Alternative Investment: Forestry (4 of 8)

Alternative Investment: Forestry (4 of 8)


There are a significant number of drivers behind forestry investment, including a desire to invest in green projects, growing timber prices and relatively consistent returns

Risk Level

'Forestry' is Risk Level 4 of 8 in Alternative Investments.

Investment Case

Diversification And Performance

Returns from forestry have outperformed stock markets and traditional investments in the long term with returns averaging 6.5% a year over the last century - compared to 5.2% a year for the UK stock market. In addition, forestry historically performs well when markets fall – and has a low correlation to traditional asset classes. Forestry is a classic hedge against high inflation. Not only is forestry a tangible commodity, but as trees grow their value should increase in line with inflation. Biological tree growth tends to offset any depreciation in timber prices.

Supply And Demand

The global timber trade is valued at more than £372 billion a year, with estimates that demand for timber will increase 60% by 2030, according to the United Nations Food and Agriculture Organization. This growth will partly be driven by economic and population growth in India, China and the rest of Asia.

However, there are new constraints upon supply. Governments and international Non-Governmental Organisations (NGOs) are legislating to prevent illegal and unsustainable logging, which together account for as much as 70% of all timber sold.

Other Considerations

Investing in forestry in the UK can offer significant tax breaks, including being an ideal shelter for those wishing to avoid inheritance tax.

Forestry only pays income intermittently and harvest dates can be far into the future.


There has been a surge of interest in the forestry sector since 2008 as investors have sought out alternative investment opportunities away from the stock market. Just over half of investments in this sector were launched in 2011 and 2012. The majority of forestry-related products are genuine businesses looking for alternative sources of capital, but a small minority are opportunistic - set up in locations where land is cheap, in a sector where it is easy to make outlandish claims for levels of return achieved many years in the future - and without any upper limit or time-frame for closing their fundraising.

Returns, time-horizons, minimum levels of investment and the timing of income payments vary widely.
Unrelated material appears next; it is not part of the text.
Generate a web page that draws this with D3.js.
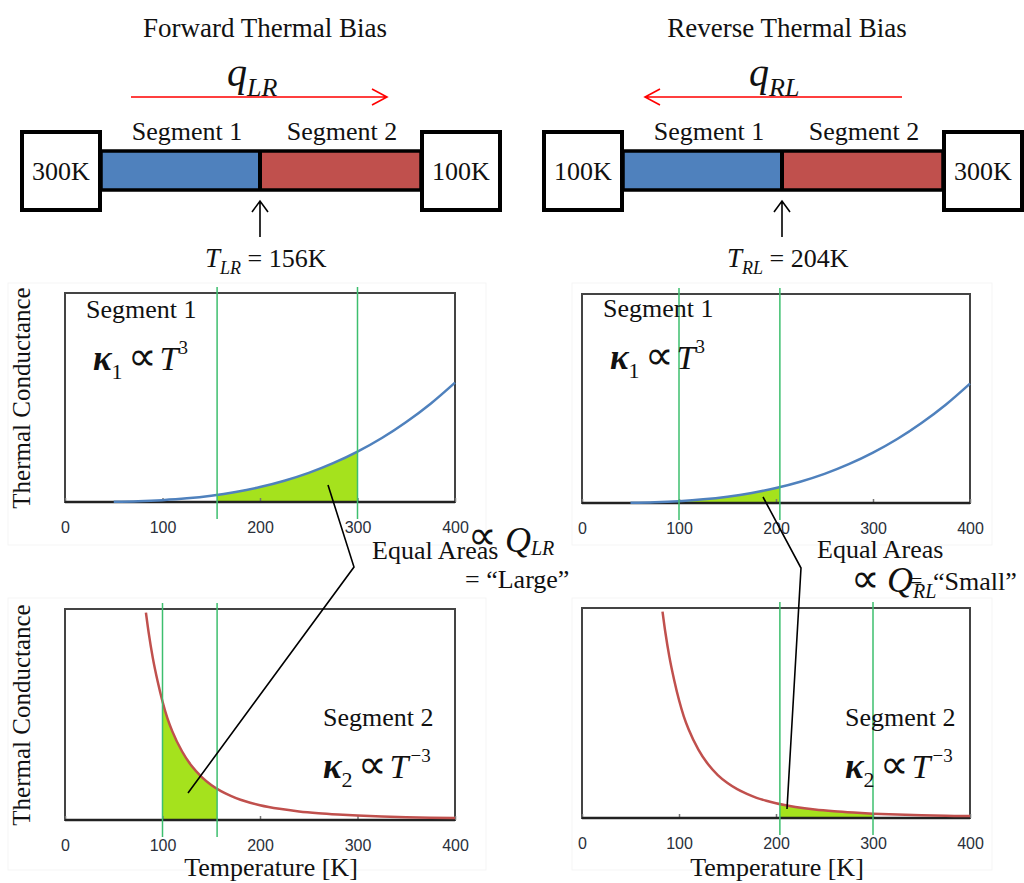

Projects based on fast growing crops such as bamboo (technically a species of grass) can pay regular income and have shorter investment horizons. Projects based on slow growing hardwoods such as teak have much longer periods between income distributions. The vast majority of investors’ returns are paid at the end of the project life-cycle – which can be over 20 years away. Long-term projects tend to offer the highest potential returns, but the locations and long time-frames involved add risks investors must consider.

Ownership structures vary from sub-leases to alternative finance investment bonds, and more esoteric ideas such as advanced purchase orders. All of the structures must be looked at carefully in the light of the Financial Conduct Authority’s consultation paper CP12/19 on UCIS and “close substitutes”.

Geographically, Forestry projects are located across the world, with investments in emerging and frontier markets offering higher returns that reflect perceived higher levels of risk and the lower cost of land.

Transaction costs are typically high as these are land purchases that require ongoing management – especially at harvest and thinning times. Costs can be as high as 40% of the gross income though they are typically lower.

The quality of the product provider and the operating companies are crucial in this sector. Investors must be confident they can do a good job over a long period of time. Certification by the Forestry Stewardship Council (or similar) can also provide a benchmark for quality.

It’s also worth noting that as governments clamp down on illegal logging this may well reduce supply and favour commercial plantations such as these kind of projects.


Forestry appeals as a sector that provides uncorrelated returns, genuine diversification and a hedge against inflation. The direct investment products offer a wide range of interesting opportunities in a number of locations – but investing over long time frames requires a high degree of confidence in the project.

Investment Fundamentals

  • High investment returns
  • Long term
  • Returns weighted towards the end of the project
  • High reliance on operating/management company
  • Located in developing markets with very low cost land

Investor Conclusions

For investors and their agents, directly owned forestry investments should be considered for capital protection and diversification benefits. The opportunity to access forestry at low levels may not last for much longer – but investors need to develop a high level of understanding of the project to feel confident about their purchase.